───── PROVIDED RECORDS ─────

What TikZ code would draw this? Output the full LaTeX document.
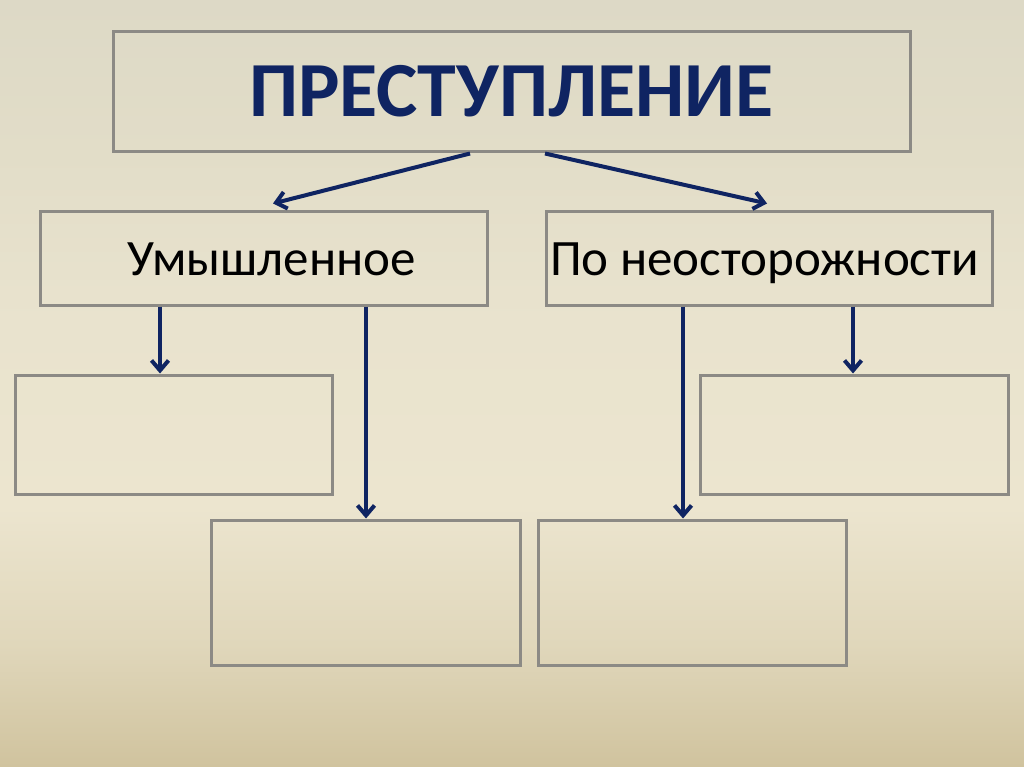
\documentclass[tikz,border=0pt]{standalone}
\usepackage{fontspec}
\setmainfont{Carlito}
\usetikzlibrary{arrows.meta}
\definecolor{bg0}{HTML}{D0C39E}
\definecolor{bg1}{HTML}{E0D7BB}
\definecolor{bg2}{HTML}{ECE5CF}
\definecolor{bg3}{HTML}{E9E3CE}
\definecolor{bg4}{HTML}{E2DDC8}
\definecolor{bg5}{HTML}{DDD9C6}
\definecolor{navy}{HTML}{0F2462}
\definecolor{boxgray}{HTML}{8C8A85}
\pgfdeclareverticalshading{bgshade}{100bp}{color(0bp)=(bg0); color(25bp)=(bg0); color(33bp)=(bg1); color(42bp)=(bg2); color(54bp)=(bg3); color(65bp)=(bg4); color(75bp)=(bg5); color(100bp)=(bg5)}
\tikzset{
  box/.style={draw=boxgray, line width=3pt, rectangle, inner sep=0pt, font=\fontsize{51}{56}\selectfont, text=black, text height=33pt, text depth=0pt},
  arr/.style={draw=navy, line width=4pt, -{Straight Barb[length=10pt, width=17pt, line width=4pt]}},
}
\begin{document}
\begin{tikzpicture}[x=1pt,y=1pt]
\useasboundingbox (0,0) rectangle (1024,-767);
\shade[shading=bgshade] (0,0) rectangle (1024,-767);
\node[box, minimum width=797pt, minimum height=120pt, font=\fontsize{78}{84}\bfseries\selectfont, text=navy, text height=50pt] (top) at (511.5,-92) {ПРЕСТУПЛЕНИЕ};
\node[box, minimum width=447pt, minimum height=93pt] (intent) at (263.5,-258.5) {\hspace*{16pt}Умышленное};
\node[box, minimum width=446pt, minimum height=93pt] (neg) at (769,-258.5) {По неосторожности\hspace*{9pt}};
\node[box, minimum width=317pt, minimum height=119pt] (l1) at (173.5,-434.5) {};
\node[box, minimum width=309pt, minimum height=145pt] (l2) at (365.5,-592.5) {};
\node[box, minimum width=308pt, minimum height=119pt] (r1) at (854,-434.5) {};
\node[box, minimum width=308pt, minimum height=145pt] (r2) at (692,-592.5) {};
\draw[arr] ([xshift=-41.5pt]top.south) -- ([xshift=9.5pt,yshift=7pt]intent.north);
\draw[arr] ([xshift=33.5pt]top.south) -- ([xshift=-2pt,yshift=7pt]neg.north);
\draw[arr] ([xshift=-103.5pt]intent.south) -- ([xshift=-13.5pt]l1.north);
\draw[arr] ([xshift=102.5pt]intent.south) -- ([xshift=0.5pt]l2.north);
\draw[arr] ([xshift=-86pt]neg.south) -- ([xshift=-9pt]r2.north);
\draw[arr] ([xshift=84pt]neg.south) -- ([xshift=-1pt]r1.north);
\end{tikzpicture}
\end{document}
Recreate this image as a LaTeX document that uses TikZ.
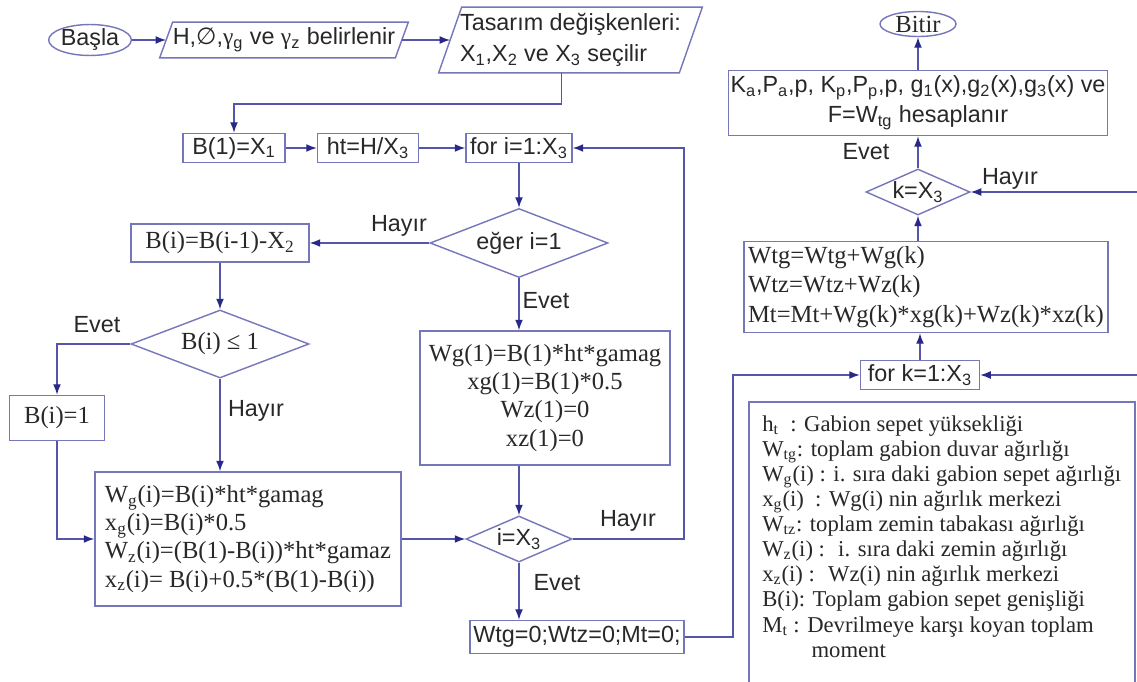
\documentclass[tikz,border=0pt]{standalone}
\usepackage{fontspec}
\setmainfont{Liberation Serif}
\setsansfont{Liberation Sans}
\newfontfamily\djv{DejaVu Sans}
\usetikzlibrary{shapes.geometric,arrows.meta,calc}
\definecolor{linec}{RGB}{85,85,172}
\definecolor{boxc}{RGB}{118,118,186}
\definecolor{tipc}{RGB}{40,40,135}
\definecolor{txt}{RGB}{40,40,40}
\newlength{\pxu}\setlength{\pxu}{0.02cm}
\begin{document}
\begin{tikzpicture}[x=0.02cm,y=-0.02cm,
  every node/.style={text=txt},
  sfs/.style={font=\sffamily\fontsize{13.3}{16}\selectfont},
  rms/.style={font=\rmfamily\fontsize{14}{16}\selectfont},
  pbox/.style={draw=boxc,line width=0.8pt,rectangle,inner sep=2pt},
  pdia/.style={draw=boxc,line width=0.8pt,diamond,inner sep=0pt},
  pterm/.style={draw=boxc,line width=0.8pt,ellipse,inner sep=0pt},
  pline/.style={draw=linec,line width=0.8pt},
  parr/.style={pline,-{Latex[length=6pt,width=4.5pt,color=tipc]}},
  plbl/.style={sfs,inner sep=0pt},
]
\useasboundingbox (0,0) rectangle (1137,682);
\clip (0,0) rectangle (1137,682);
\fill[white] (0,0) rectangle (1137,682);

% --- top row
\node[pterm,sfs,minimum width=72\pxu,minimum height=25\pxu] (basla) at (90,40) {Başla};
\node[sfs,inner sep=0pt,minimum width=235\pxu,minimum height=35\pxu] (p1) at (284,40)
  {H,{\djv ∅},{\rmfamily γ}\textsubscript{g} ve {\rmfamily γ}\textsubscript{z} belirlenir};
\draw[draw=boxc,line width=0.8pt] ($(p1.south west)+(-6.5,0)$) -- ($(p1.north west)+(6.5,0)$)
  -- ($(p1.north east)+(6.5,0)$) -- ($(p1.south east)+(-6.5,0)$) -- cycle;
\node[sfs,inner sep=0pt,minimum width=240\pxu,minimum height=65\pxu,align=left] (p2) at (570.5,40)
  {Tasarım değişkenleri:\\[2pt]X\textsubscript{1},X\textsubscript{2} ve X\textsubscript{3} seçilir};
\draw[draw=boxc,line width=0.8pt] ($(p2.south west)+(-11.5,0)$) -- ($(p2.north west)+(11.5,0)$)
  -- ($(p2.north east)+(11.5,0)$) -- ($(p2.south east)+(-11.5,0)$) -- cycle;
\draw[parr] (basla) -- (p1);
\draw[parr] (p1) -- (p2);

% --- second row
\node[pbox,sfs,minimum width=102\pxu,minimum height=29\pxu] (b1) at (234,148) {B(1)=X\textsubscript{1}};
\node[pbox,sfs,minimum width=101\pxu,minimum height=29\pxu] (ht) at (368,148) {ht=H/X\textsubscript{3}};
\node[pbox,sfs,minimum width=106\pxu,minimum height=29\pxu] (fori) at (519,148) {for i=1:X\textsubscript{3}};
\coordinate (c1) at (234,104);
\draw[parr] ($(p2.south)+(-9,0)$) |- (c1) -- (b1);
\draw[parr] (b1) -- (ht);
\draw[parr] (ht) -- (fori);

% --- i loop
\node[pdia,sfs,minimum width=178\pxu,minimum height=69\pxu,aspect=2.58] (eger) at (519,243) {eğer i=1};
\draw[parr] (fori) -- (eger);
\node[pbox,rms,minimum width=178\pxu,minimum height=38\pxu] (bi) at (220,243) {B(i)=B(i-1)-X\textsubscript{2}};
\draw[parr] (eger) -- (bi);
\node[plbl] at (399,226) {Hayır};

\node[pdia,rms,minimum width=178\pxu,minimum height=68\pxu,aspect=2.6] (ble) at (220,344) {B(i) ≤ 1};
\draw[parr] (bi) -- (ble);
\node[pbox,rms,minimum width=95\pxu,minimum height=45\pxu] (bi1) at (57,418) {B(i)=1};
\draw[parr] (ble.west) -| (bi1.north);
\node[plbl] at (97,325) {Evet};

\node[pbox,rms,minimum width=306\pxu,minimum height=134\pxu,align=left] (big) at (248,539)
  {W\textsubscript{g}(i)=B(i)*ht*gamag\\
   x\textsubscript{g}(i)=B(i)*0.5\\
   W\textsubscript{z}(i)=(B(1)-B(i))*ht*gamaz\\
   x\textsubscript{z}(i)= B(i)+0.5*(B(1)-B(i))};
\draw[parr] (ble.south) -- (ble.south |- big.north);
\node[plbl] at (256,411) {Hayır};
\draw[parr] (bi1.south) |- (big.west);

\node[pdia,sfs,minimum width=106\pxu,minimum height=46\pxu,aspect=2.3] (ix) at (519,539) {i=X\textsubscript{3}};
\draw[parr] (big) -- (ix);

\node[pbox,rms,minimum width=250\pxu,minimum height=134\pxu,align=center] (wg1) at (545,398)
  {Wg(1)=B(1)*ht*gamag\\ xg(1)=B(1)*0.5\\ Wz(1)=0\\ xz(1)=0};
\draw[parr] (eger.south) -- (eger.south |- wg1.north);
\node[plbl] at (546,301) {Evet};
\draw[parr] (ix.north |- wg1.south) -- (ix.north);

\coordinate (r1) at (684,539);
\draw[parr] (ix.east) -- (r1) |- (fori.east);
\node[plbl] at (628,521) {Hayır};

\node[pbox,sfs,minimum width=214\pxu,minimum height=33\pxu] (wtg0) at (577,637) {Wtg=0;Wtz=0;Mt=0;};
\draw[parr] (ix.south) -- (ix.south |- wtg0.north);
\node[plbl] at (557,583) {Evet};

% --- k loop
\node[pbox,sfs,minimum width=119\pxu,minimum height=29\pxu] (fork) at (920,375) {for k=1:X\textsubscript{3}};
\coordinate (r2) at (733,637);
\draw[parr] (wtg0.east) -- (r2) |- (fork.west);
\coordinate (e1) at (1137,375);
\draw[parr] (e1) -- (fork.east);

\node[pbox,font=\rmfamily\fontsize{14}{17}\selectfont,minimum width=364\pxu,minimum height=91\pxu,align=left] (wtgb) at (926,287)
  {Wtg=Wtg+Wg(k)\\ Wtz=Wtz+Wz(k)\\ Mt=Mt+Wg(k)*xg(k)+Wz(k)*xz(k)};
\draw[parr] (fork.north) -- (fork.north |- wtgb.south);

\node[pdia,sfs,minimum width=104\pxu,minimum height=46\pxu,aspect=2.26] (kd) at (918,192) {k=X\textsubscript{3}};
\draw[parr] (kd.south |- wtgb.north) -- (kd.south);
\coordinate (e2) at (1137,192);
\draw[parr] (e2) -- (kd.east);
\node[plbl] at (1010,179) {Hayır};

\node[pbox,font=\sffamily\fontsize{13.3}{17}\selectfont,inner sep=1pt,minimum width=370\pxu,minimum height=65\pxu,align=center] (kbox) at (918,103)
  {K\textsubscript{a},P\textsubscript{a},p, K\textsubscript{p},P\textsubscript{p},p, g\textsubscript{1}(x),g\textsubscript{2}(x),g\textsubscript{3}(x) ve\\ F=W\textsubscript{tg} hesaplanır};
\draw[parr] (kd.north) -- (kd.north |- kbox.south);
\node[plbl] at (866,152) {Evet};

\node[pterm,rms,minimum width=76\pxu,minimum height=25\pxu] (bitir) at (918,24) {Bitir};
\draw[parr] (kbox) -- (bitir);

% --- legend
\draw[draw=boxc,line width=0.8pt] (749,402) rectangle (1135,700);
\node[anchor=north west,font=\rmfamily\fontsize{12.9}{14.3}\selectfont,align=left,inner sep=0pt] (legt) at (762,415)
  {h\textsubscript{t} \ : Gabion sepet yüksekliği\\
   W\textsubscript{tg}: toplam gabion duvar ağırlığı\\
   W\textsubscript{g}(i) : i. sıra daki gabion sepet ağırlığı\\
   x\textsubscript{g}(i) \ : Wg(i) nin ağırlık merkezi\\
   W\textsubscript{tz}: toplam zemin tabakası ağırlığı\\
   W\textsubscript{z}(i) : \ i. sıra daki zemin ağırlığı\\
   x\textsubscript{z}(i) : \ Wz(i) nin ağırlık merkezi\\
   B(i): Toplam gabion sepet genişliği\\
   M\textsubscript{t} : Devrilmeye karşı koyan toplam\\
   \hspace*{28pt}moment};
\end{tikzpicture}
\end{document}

─────

EXERCISE DESCRIPTION: Across the entries above, how many lines contain "this"? Provide only the count.

EXPECTED ANSWER: 2